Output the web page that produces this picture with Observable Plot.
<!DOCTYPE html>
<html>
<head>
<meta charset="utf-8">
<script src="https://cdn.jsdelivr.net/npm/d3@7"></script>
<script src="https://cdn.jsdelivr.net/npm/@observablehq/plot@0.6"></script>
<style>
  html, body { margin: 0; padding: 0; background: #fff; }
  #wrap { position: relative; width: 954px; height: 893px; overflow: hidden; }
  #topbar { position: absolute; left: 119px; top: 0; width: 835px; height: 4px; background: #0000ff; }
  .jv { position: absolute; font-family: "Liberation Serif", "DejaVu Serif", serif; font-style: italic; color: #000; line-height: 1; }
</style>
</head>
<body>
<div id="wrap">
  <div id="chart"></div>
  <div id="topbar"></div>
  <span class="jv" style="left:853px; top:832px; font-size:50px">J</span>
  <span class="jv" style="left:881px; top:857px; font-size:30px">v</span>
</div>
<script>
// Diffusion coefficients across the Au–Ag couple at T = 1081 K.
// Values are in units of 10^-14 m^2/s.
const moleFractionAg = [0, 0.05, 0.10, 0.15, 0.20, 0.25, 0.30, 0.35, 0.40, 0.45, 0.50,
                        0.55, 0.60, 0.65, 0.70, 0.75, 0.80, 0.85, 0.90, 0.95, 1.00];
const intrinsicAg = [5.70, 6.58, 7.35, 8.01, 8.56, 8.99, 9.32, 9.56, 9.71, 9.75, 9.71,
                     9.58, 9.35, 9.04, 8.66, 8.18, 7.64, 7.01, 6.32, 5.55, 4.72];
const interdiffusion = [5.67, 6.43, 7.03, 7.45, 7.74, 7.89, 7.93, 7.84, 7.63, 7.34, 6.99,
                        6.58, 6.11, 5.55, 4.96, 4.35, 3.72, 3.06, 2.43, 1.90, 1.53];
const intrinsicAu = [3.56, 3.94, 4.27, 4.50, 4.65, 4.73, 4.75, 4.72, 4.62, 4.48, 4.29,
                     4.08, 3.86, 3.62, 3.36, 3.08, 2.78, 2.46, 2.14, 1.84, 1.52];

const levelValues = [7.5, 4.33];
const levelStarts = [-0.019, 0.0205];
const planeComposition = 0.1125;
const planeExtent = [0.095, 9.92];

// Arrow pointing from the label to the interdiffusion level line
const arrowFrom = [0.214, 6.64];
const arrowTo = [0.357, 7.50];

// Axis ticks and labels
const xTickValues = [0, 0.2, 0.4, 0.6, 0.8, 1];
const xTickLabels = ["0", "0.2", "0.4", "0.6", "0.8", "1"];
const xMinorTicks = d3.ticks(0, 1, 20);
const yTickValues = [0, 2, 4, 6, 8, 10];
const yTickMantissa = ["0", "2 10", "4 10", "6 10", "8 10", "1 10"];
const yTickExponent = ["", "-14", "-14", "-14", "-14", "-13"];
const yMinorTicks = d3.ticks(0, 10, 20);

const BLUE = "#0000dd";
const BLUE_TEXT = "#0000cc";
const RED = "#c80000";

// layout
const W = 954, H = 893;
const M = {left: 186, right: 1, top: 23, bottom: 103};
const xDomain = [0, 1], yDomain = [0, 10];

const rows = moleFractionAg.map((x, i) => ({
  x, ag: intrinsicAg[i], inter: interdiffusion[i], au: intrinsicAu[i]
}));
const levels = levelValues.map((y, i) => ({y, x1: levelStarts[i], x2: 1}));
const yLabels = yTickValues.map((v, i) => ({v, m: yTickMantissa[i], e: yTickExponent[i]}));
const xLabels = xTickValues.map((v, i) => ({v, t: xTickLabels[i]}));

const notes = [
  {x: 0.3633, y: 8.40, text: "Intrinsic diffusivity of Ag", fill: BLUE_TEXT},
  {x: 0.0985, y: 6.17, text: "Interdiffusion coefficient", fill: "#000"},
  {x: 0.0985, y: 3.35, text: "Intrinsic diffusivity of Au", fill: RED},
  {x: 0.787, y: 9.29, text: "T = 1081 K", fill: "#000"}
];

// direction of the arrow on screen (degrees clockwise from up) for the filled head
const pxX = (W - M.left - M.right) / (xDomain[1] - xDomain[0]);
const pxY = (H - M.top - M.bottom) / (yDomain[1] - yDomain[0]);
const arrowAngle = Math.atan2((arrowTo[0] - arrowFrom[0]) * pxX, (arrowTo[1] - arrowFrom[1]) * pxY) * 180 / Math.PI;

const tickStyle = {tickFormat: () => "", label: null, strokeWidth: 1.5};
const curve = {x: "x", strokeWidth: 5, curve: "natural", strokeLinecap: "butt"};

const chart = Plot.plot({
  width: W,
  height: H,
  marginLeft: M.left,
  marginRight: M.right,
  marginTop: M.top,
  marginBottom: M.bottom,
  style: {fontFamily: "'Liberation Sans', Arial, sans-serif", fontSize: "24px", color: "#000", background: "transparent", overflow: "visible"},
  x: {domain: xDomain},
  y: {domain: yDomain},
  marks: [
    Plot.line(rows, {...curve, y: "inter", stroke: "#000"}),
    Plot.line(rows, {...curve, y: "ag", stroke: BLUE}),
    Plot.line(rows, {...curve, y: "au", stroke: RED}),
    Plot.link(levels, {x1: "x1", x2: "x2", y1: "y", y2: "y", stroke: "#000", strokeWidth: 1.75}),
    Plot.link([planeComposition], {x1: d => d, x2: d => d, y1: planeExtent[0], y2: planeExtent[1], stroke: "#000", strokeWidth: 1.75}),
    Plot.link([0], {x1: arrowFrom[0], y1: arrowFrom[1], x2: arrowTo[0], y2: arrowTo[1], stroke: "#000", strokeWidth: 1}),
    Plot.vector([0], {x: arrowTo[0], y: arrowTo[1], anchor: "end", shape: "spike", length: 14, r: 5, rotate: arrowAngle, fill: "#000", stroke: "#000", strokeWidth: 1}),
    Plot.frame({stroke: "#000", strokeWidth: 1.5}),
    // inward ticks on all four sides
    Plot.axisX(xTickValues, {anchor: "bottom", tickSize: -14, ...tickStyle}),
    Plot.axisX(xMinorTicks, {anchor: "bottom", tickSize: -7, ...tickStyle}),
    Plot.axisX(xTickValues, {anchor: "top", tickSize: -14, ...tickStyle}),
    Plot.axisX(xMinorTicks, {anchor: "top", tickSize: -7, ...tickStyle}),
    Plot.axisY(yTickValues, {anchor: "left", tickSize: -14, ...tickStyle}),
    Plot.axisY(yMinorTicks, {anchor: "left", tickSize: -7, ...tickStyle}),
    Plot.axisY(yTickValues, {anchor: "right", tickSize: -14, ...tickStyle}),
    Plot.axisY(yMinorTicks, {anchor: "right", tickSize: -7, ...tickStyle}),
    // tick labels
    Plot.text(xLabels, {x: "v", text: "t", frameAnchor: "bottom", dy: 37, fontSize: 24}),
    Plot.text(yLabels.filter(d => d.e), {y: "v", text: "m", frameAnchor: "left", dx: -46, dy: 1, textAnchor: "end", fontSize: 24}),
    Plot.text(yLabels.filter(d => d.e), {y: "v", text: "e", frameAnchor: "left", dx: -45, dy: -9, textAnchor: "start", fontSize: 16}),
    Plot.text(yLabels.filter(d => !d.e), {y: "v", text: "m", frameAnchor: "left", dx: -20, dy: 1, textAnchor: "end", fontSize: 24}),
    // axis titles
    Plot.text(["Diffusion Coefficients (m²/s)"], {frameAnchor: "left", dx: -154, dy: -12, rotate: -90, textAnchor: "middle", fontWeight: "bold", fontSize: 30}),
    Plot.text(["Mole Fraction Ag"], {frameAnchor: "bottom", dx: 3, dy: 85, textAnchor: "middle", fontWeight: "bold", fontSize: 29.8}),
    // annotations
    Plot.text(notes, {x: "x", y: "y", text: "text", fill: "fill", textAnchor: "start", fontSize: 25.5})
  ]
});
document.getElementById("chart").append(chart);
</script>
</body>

--

EXERCISE AIM |
Your answer should be exactly the lines of the data above, from the first through the line containing "4.08, 3.86, 3.62, 3.36, 3.08, 2.78, 2.46, 2.14, 1.84, 1.52];".

FINAL ANSWER |
Output the web page that produces this picture with Observable Plot.
<!DOCTYPE html>
<html>
<head>
<meta charset="utf-8">
<script src="https://cdn.jsdelivr.net/npm/d3@7"></script>
<script src="https://cdn.jsdelivr.net/npm/@observablehq/plot@0.6"></script>
<style>
  html, body { margin: 0; padding: 0; background: #fff; }
  #wrap { position: relative; width: 954px; height: 893px; overflow: hidden; }
  #topbar { position: absolute; left: 119px; top: 0; width: 835px; height: 4px; background: #0000ff; }
  .jv { position: absolute; font-family: "Liberation Serif", "DejaVu Serif", serif; font-style: italic; color: #000; line-height: 1; }
</style>
</head>
<body>
<div id="wrap">
  <div id="chart"></div>
  <div id="topbar"></div>
  <span class="jv" style="left:853px; top:832px; font-size:50px">J</span>
  <span class="jv" style="left:881px; top:857px; font-size:30px">v</span>
</div>
<script>
// Diffusion coefficients across the Au–Ag couple at T = 1081 K.
// Values are in units of 10^-14 m^2/s.
const moleFractionAg = [0, 0.05, 0.10, 0.15, 0.20, 0.25, 0.30, 0.35, 0.40, 0.45, 0.50,
                        0.55, 0.60, 0.65, 0.70, 0.75, 0.80, 0.85, 0.90, 0.95, 1.00];
const intrinsicAg = [5.70, 6.58, 7.35, 8.01, 8.56, 8.99, 9.32, 9.56, 9.71, 9.75, 9.71,
                     9.58, 9.35, 9.04, 8.66, 8.18, 7.64, 7.01, 6.32, 5.55, 4.72];
const interdiffusion = [5.67, 6.43, 7.03, 7.45, 7.74, 7.89, 7.93, 7.84, 7.63, 7.34, 6.99,
                        6.58, 6.11, 5.55, 4.96, 4.35, 3.72, 3.06, 2.43, 1.90, 1.53];
const intrinsicAu = [3.56, 3.94, 4.27, 4.50, 4.65, 4.73, 4.75, 4.72, 4.62, 4.48, 4.29,
                     4.08, 3.86, 3.62, 3.36, 3.08, 2.78, 2.46, 2.14, 1.84, 1.52];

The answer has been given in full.